Students should be comfortable with the material covered in lessons 1-5 of the Sound and Light unit.

Introduction/Motivation

If you recall, the natural gas bubbles were good sound absorbers, preventing the sonar from reaching the galleon on the bottom of the sea. But the bubbles have passed, and Angie, Harmon and Fisherman Frank can now see the outline of a ship on the ocean floor using the sonar. They want to go down and take a look, but there is no light on the bottom of the ocean. How are they going to see underwater?

Teacher demonstration: Without saying anything to students, turn off some of the overhead classroom lights and turn on a small lamp in front the students. Using a flashlight, shine light on a dark wall, on a mirror and on aluminum foil. Dip a pencil in a glass of water while shining some light on it (to see the pencil bend at the water/air interface). Ask students what they think this lesson is going to be about.

Angie, Harmon and Fisherman Frank desperately want to see the ship with their own eyes, and to do that they need light. Light, even though it is all around us, can be tough to understand. Today we are going to focus on learning five words that scientists and engineers use to explain how light interacts with different types of objects, or materials. The five words that we are going to talk about today are: transparent, translucent, opaque, reflection and refraction. Now I need you all to watch carefully while I show you some examples of light in action!

Teacher demonstration:

  1. Hold up a flashlight to a clear piece of glass. Ask students if the glass transmits (lets through) the light. (Answer: Yes) Tell them that the glass is transparent to light.
  2. Next, hold up the flashlight to a piece of wax paper. Again, ask the students if wax paper transmits light. (Answer: Some light goes through, but some does not.) Explain that some of the light is transmitted through the paper, but some is absorbed and some of it is reflected (bounces off). The wax paper is translucent to light. Can they think of anything else that is translucent? (Possible answers: Some bathroom shower windows, clouds, certain types of glassware, sheer curtains and fabrics, perhaps leaves.)
  3. Now hold the flashlight up to a book. Does the book transmit light? (Answer: No) What happens to the light? (Answer: It is absorbed, and a little is reflected.) The book is opaque to light. Ask the students to think of other examples of opaque objects. (Possible answers: Walls, trees, our bodies, furniture.)
  4. Next hold the flashlight up to a mirror, but with the silvered side facing you, not the students. Ask the students if this mirror is opaque. (Answer: Yes it is, none of the light goes through the silver side of the mirror.) Is all the light absorbed? (Answer: No) Show them that light reflects off the mirror to land on the wall. Mirrors and other surfaces reflect light.
  5. Finally, hold up a prism (or a magnifying glass or a bottle of water).

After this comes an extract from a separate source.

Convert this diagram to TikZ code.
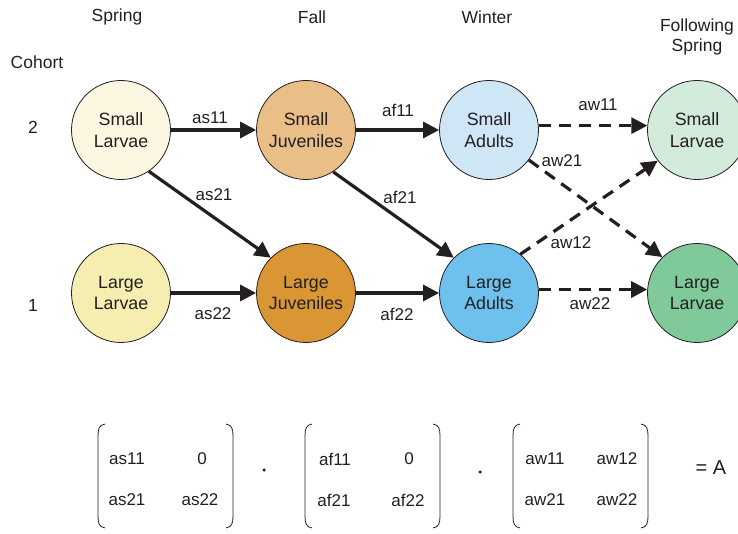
\documentclass[tikz,border=0pt]{standalone}
\usepackage{fontspec}
\setmainfont{Liberation Sans}
\usetikzlibrary{arrows.meta}
\definecolor{cSL}{HTML}{FBF7E1}
\definecolor{cLL}{HTML}{F5EEB0}
\definecolor{cSJ}{HTML}{E9BE87}
\definecolor{cLJ}{HTML}{DA9535}
\definecolor{cSA}{HTML}{CFE6F7}
\definecolor{cLA}{HTML}{6EC1EC}
\definecolor{cSF}{HTML}{D3EBDA}
\definecolor{cLF}{HTML}{80C99B}
\definecolor{ink}{HTML}{231F20}
\begin{document}
\begin{tikzpicture}[x=1pt,y=-1pt,
  stage/.style={circle,draw=ink,line width=0.8pt,minimum size=99pt,inner sep=0pt,align=center,font=\fontsize{17.8}{21.5}\selectfont,text=ink},
  lbl/.style={font=\fontsize{17}{20}\selectfont,text=ink,inner sep=0pt},
  hdr/.style={font=\fontsize{17.5}{20}\selectfont,text=ink,inner sep=0pt,align=center},
  flow/.style={line width=3.2pt,draw=ink,-{Triangle[length=16pt,width=16pt]}},
  wflow/.style={flow,dash pattern=on 12pt off 8pt},
  brk/.style={line width=0.8pt,draw=ink}
]
\useasboundingbox (0,0) rectangle (738,534);

% headers
\node[hdr] (hS) at (117,17) {Spring};
\node[hdr] (hF) at (312,17) {Fall};
\node[hdr] (hW) at (487,17) {Winter};
\node[hdr] (hFS) at (697,37) {Following\\Spring};
\node[hdr] (hC) at (37,62) {Cohort};
\node[hdr] (c2) at (33,127) {2};
\node[hdr] (c1) at (33,305) {1};

% stages
\node[stage,fill=cSL] (SL) at (121,130) {Small\\Larvae};
\node[stage,fill=cLL] (LL) at (121,293) {Large\\Larvae};
\node[stage,fill=cSJ] (SJ) at (306,130) {Small\\Juveniles};
\node[stage,fill=cLJ] (LJ) at (306,293) {Large\\Juveniles};
\node[stage,fill=cSA] (SA) at (489,130) {Small\\Adults};
\node[stage,fill=cLA] (LA) at (489,293) {Large\\Adults};
\node[stage,fill=cSF] (SF) at (697,130) {Small\\Larvae};
\node[stage,fill=cLF] (LF) at (697,293) {Large\\Larvae};

% arrows
\draw[flow] (SL) -- (SJ);
\draw[flow] (LL) -- (LJ);
\draw[flow] (SL.-56) -- (LJ.135);
\draw[flow] (SJ) -- (SA);
\draw[flow] (LJ) -- (LA);
\draw[flow] (SJ.-57) -- (LA.135);
\draw[wflow] (SA.5) -- (SF.175);
\draw[wflow] (LA.4) -- (LF.176);
\draw[wflow] (SA.-37) -- (LF.134);
\draw[wflow] (LA.51) -- (SF.-142);

% labels
\node[lbl] (las11) at (210,118) {as11};
\node[lbl] (las21) at (214,195) {as21};
\node[lbl] (las22) at (213,314) {as22};
\node[lbl] (laf11) at (398,110) {af11};
\node[lbl] (laf21) at (400,197) {af21};
\node[lbl] (laf22) at (397,314) {af22};
\node[lbl] (law11) at (598,105) {aw11};
\node[lbl] (law21) at (562,161) {aw21};
\node[lbl] (law12) at (571,243) {aw12};
\node[lbl] (law22) at (590,304) {aw22};

% matrices
\foreach \l/\r in {98/233, 305/440, 513/648}{
  \draw[brk] (\l+7,424) .. controls (\l+1,425) and (\l,429) .. (\l,436) -- (\l,516) .. controls (\l,523) and (\l+1,527) .. (\l+7,528);
  \draw[brk] (\r-7,424) .. controls (\r-1,425) and (\r,429) .. (\r,436) -- (\r,516) .. controls (\r,523) and (\r-1,527) .. (\r-7,528);
}
\node[lbl] (m111) at (127,459) {as11};
\node[lbl] (m112) at (202,459) {0};
\node[lbl] (m121) at (127,500) {as21};
\node[lbl] (m122) at (200,500) {as22};
\node[lbl] (m211) at (335,459) {af11};
\node[lbl] (m212) at (409,459) {0};
\node[lbl] (m221) at (334,500) {af21};
\node[lbl] (m222) at (408,500) {af22};
\node[lbl] (m311) at (545,459) {aw11};
\node[lbl] (m312) at (617,459) {aw12};
\node[lbl] (m321) at (545,500) {aw21};
\node[lbl] (m322) at (617,500) {aw22};
\node[circle,fill=ink,inner sep=0pt,minimum size=3.5pt] (d1) at (264,470) {};
\node[circle,fill=ink,inner sep=0pt,minimum size=3.5pt] (d2) at (480,472) {};
\node[lbl,font=\fontsize{20}{22}\selectfont] (eqA) at (711,468) {= A};
\end{tikzpicture}
\end{document}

Put an object behind it. Does the object look the same? (Answer: No) Why does it look different? (Answer: The transparent material is bending the light that comes through it, changing its shape.) The tendency of a light wave to bend as it passes from one transparent medium to another is called refraction.

Reflection and refraction are alike in that they change light's direction. What makes them different is whether light goes through the material or not. When light is reflected, it bends away from the surface and does not pass through the material. Refraction occurs at the border between two transparent mediums as light passes through the object. The light is bent, as in reflection, but it bends into the material, rather than away from it. Refer to the associated activity Light Scavengers to have students examine on their own how various objects interact with light, and record their observations using new vocabulary words.

Now let's think about our two brave adventurers! In order to see the sunken ship, Angie and Harmon are going to have to find some way to take light down with them to the ocean floor. Does anyone have any ideas how they can do this? Let's find out!

Lesson Background and Concepts for Teachers

Light, as common as it is, is difficult to figure out. Specifically, we do not know if light is a wave or a particle, or both. In 1951, near the end of his life, Einstein said:

All the 50 years of conscious brooding have brought me no closer to the answer to the question, "What are light quanta?" Of course today every rascal thinks he knows the answer, but he is deluding himself. (From, Catching the Light, p. ix)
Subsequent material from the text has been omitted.